• **Source excerpt**:
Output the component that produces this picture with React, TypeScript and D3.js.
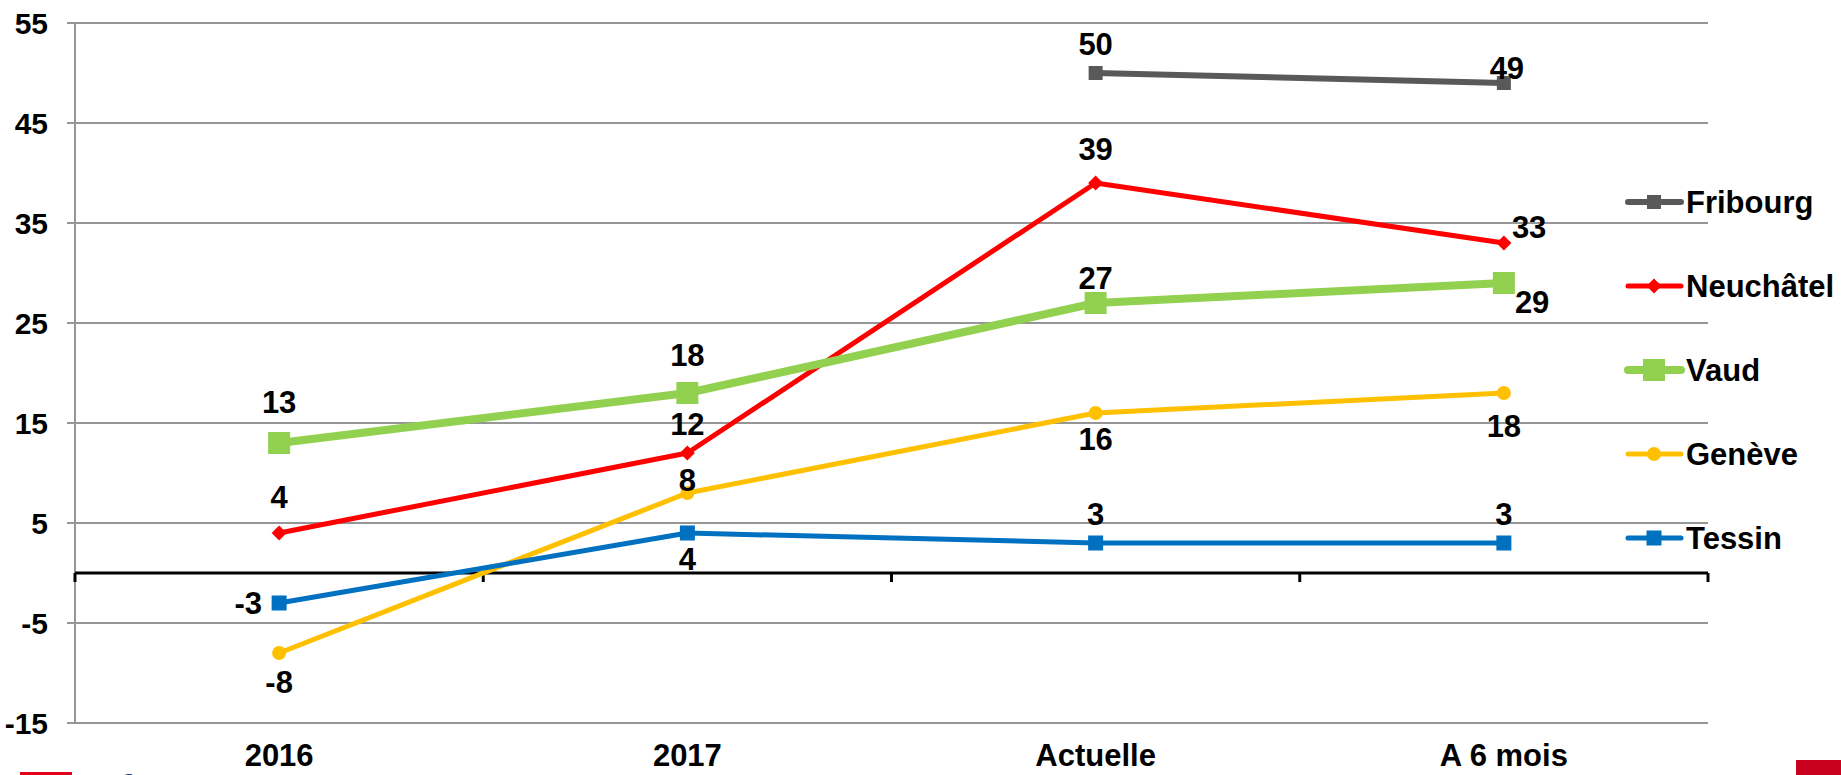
import React from 'react';
import * as d3 from 'd3';

const categories = ['2016', '2017', 'Actuelle', 'A 6 mois'];
const seriesNames = ['Fribourg', 'Neuchâtel', 'Vaud', 'Genève', 'Tessin'];
const fribourg = [null, null, 50, 49];
const neuchatel = [4, 12, 39, 33];
const vaud = [13, 18, 27, 29];
const geneve = [-8, 8, 16, 18];
const tessin = [-3, 4, 3, 3];
const yTicks = [-15, -5, 5, 15, 25, 35, 45, 55];

const W = 1841;
const H = 775;
const margin = { top: 23, right: 133, bottom: 52, left: 75 };
const FONT = '"Liberation Sans", Arial, Helvetica, sans-serif';

type Style = {
  color: string;
  width: number;
  marker: 'square' | 'diamond' | 'circle';
  size: number;
  // label offsets relative to the marker centre: [dx, dy(baseline), anchor]
  labels: ([number, number, string] | null)[];
};

const styles: Record<string, Style> = {
  Fribourg: {
    color: '#595959', width: 6, marker: 'square', size: 14,
    labels: [null, null, [0, -18, 'middle'], [3, -4, 'middle']],
  },
  'Neuchâtel': {
    color: '#FF0000', width: 5, marker: 'diamond', size: 15,
    labels: [[0, -25, 'middle'], [0, -18, 'middle'], [0, -23, 'middle'], [8, -5, 'start']],
  },
  Vaud: {
    color: '#92D050', width: 8, marker: 'square', size: 22,
    labels: [[0, -30, 'middle'], [0, -27, 'middle'], [0, -14, 'middle'], [11, 30, 'start']],
  },
  'Genève': {
    color: '#FFC000', width: 5, marker: 'circle', size: 14,
    labels: [[0, 40, 'middle'], [0, -2, 'middle'], [0, 37, 'middle'], [0, 44, 'middle']],
  },
  Tessin: {
    color: '#0070C0', width: 5, marker: 'square', size: 15,
    labels: [[-17, 11, 'end'], [0, 37, 'middle'], [0, -18, 'middle'], [0, -18, 'middle']],
  },
};

const values: Record<string, (number | null)[]> = {
  Fribourg: fribourg,
  'Neuchâtel': neuchatel,
  Vaud: vaud,
  'Genève': geneve,
  Tessin: tessin,
};

function Marker({ kind, x, y, size, color }: { kind: string; x: number; y: number; size: number; color: string }) {
  if (kind === 'circle') return <circle cx={x} cy={y} r={size / 2} fill={color} />;
  if (kind === 'diamond') {
    const r = size / 2;
    return <path d={`M${x},${y - r}L${x + r},${y}L${x},${y + r}L${x - r},${y}Z`} fill={color} />;
  }
  return <rect x={x - size / 2} y={y - size / 2} width={size} height={size} fill={color} />;
}

export default function App() {
  const x = d3
    .scaleBand<string>()
    .domain(categories)
    .range([margin.left, W - margin.right])
    .padding(0);
  const cx = (c: string) => (x(c) ?? 0) + x.bandwidth() / 2;
  const y = d3.scaleLinear().domain([-15, 55]).range([H - margin.bottom, margin.top]);
  const y0 = y(0);

  const line = d3
    .line<number | null>()
    .defined((d) => d !== null)
    .x((_, i) => cx(categories[i]))
    .y((d) => y(d as number));

  const boundaries = [...categories.map((c) => x(c) ?? 0), W - margin.right];

  return (
    <svg
      width={W}
      height={H}
      style={{ position: 'fixed', left: 0, top: 0, background: '#fff' }}
      fontFamily={FONT}
      fontWeight="bold"
    >
      {/* grid + y ticks */}
      {yTicks.map((t) => (
        <g key={t}>
          <line x1={margin.left - 8} x2={W - margin.right} y1={y(t)} y2={y(t)} stroke="#969696" strokeWidth={2} />
          <text x={48} y={y(t)} dy="0.36em" textAnchor="end" fontSize={30} fill="#000">
            {t}
          </text>
        </g>
      ))}
      <line x1={margin.left} x2={margin.left} y1={margin.top} y2={y(-15)} stroke="#969696" strokeWidth={2} />

      {/* zero axis with category ticks */}
      <line x1={margin.left} x2={W - margin.right} y1={y0} y2={y0} stroke="#000" strokeWidth={3} />
      {boundaries.map((b, i) => (
        <line key={i} x1={b} x2={b} y1={y0} y2={y0 + 9} stroke="#000" strokeWidth={3} />
      ))}

      {/* category labels */}
      {categories.map((c) => (
        <text key={c} x={cx(c)} y={766} textAnchor="middle" fontSize={31} fill="#000">
          {c}
        </text>
      ))}

      {/* series */}
      {seriesNames.map((name) => {
        const s = styles[name];
        const vals = values[name];
        return (
          <g key={name}>
            <path d={line(vals) ?? ''} fill="none" stroke={s.color} strokeWidth={s.width} strokeLinejoin="round" />
            {vals.map((v, i) =>
              v === null ? null : (
                <Marker key={i} kind={s.marker} x={cx(categories[i])} y={y(v)} size={s.size} color={s.color} />
              )
            )}
          </g>
        );
      })}

      {/* data labels */}
      {seriesNames.map((name) => {
        const s = styles[name];
        return values[name].map((v, i) => {
          const off = s.labels[i];
          if (v === null || !off) return null;
          return (
            <text
              key={name + i}
              x={cx(categories[i]) + off[0]}
              y={y(v) + off[1]}
              textAnchor={off[2]}
              fontSize={31}
              fill="#000"
            >
              {v}
            </text>
          );
        });
      })}

      {/* legend */}
      {seriesNames.map((name, i) => {
        const s = styles[name];
        const ly = 202 + i * 84;
        return (
          <g key={name}>
            <line x1={1628} x2={1681} y1={ly} y2={ly} stroke={s.color} strokeWidth={s.width} strokeLinecap="round" />
            <Marker kind={s.marker} x={1654} y={ly} size={s.size} color={s.color} />
            <text x={1686} y={ly} dy="0.36em" fontSize={31} fill="#000">
              {name}
            </text>
          </g>
        );
      })}

      {/* logo fragments at the bottom edge */}
      <rect x={20} y={772} width={52} height={6} fill="#E3001B" />
      <text x={94} y={798} fontSize={34} fill="#1F3A73">
        GfK G
      </text>
      <rect x={1796} y={760} width={45} height={15} fill="#C8001E" />
    </svg>
  );
}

• **Exercise goal**:
Write out each line of the data exactly; the images should be left out.

• **The output**:
Output the component that produces this picture with React, TypeScript and D3.js.
import React from 'react';
import * as d3 from 'd3';

const categories = ['2016', '2017', 'Actuelle', 'A 6 mois'];
const seriesNames = ['Fribourg', 'Neuchâtel', 'Vaud', 'Genève', 'Tessin'];
const fribourg = [null, null, 50, 49];
const neuchatel = [4, 12, 39, 33];
const vaud = [13, 18, 27, 29];
const geneve = [-8, 8, 16, 18];
const tessin = [-3, 4, 3, 3];
const yTicks = [-15, -5, 5, 15, 25, 35, 45, 55];

const W = 1841;
const H = 775;
const margin = { top: 23, right: 133, bottom: 52, left: 75 };
const FONT = '"Liberation Sans", Arial, Helvetica, sans-serif';

type Style = {
  color: string;
  width: number;
  marker: 'square' | 'diamond' | 'circle';
  size: number;
  // label offsets relative to the marker centre: [dx, dy(baseline), anchor]
  labels: ([number, number, string] | null)[];
};

const styles: Record<string, Style> = {
  Fribourg: {
    color: '#595959', width: 6, marker: 'square', size: 14,
    labels: [null, null, [0, -18, 'middle'], [3, -4, 'middle']],
  },
  'Neuchâtel': {
    color: '#FF0000', width: 5, marker: 'diamond', size: 15,
    labels: [[0, -25, 'middle'], [0, -18, 'middle'], [0, -23, 'middle'], [8, -5, 'start']],
  },
  Vaud: {
    color: '#92D050', width: 8, marker: 'square', size: 22,
    labels: [[0, -30, 'middle'], [0, -27, 'middle'], [0, -14, 'middle'], [11, 30, 'start']],
  },
  'Genève': {
    color: '#FFC000', width: 5, marker: 'circle', size: 14,
    labels: [[0, 40, 'middle'], [0, -2, 'middle'], [0, 37, 'middle'], [0, 44, 'middle']],
  },
  Tessin: {
    color: '#0070C0', width: 5, marker: 'square', size: 15,
    labels: [[-17, 11, 'end'], [0, 37, 'middle'], [0, -18, 'middle'], [0, -18, 'middle']],
  },
};

const values: Record<string, (number | null)[]> = {
  Fribourg: fribourg,
  'Neuchâtel': neuchatel,
  Vaud: vaud,
  'Genève': geneve,
  Tessin: tessin,
};

function Marker({ kind, x, y, size, color }: { kind: string; x: number; y: number; size: number; color: string }) {
  if (kind === 'circle') return <circle cx={x} cy={y} r={size / 2} fill={color} />;
  if (kind === 'diamond') {
    const r = size / 2;
    return <path d={`M${x},${y - r}L${x + r},${y}L${x},${y + r}L${x - r},${y}Z`} fill={color} />;
  }
  return <rect x={x - size / 2} y={y - size / 2} width={size} height={size} fill={color} />;
}

export default function App() {
  const x = d3
    .scaleBand<string>()
    .domain(categories)
    .range([margin.left, W - margin.right])
    .padding(0);
  const cx = (c: string) => (x(c) ?? 0) + x.bandwidth() / 2;
  const y = d3.scaleLinear().domain([-15, 55]).range([H - margin.bottom, margin.top]);
  const y0 = y(0);

  const line = d3
    .line<number | null>()
    .defined((d) => d !== null)
    .x((_, i) => cx(categories[i]))
    .y((d) => y(d as number));

  const boundaries = [...categories.map((c) => x(c) ?? 0), W - margin.right];

  return (
    <svg
      width={W}
      height={H}
      style={{ position: 'fixed', left: 0, top: 0, background: '#fff' }}
      fontFamily={FONT}
      fontWeight="bold"
    >
      {/* grid + y ticks */}
      {yTicks.map((t) => (
        <g key={t}>
          <line x1={margin.left - 8} x2={W - margin.right} y1={y(t)} y2={y(t)} stroke="#969696" strokeWidth={2} />
          <text x={48} y={y(t)} dy="0.36em" textAnchor="end" fontSize={30} fill="#000">
            {t}
          </text>
        </g>
      ))}
      <line x1={margin.left} x2={margin.left} y1={margin.top} y2={y(-15)} stroke="#969696" strokeWidth={2} />

      {/* zero axis with category ticks */}
      <line x1={margin.left} x2={W - margin.right} y1={y0} y2={y0} stroke="#000" strokeWidth={3} />
      {boundaries.map((b, i) => (
        <line key={i} x1={b} x2={b} y1={y0} y2={y0 + 9} stroke="#000" strokeWidth={3} />
      ))}

      {/* category labels */}
      {categories.map((c) => (
        <text key={c} x={cx(c)} y={766} textAnchor="middle" fontSize={31} fill="#000">
          {c}
        </text>
      ))}

      {/* series */}
      {seriesNames.map((name) => {
        const s = styles[name];
        const vals = values[name];
        return (
          <g key={name}>
            <path d={line(vals) ?? ''} fill="none" stroke={s.color} strokeWidth={s.width} strokeLinejoin="round" />
            {vals.map((v, i) =>
              v === null ? null : (
                <Marker key={i} kind={s.marker} x={cx(categories[i])} y={y(v)} size={s.size} color={s.color} />
              )
            )}
          </g>
        );
      })}

      {/* data labels */}
      {seriesNames.map((name) => {
        const s = styles[name];
        return values[name].map((v, i) => {
          const off = s.labels[i];
          if (v === null || !off) return null;
          return (
            <text
              key={name + i}
              x={cx(categories[i]) + off[0]}
              y={y(v) + off[1]}
              textAnchor={off[2]}
              fontSize={31}
              fill="#000"
            >
              {v}
            </text>
          );
        });
      })}

      {/* legend */}
      {seriesNames.map((name, i) => {
        const s = styles[name];
        const ly = 202 + i * 84;
        return (
          <g key={name}>
            <line x1={1628} x2={1681} y1={ly} y2={ly} stroke={s.color} strokeWidth={s.width} strokeLinecap="round" />
            <Marker kind={s.marker} x={1654} y={ly} size={s.size} color={s.color} />
            <text x={1686} y={ly} dy="0.36em" fontSize={31} fill="#000">
              {name}
            </text>
          </g>
        );
      })}

      {/* logo fragments at the bottom edge */}
      <rect x={20} y={772} width={52} height={6} fill="#E3001B" />
      <text x={94} y={798} fontSize={34} fill="#1F3A73">
        GfK G
      </text>
      <rect x={1796} y={760} width={45} height={15} fill="#C8001E" />
    </svg>
  );
}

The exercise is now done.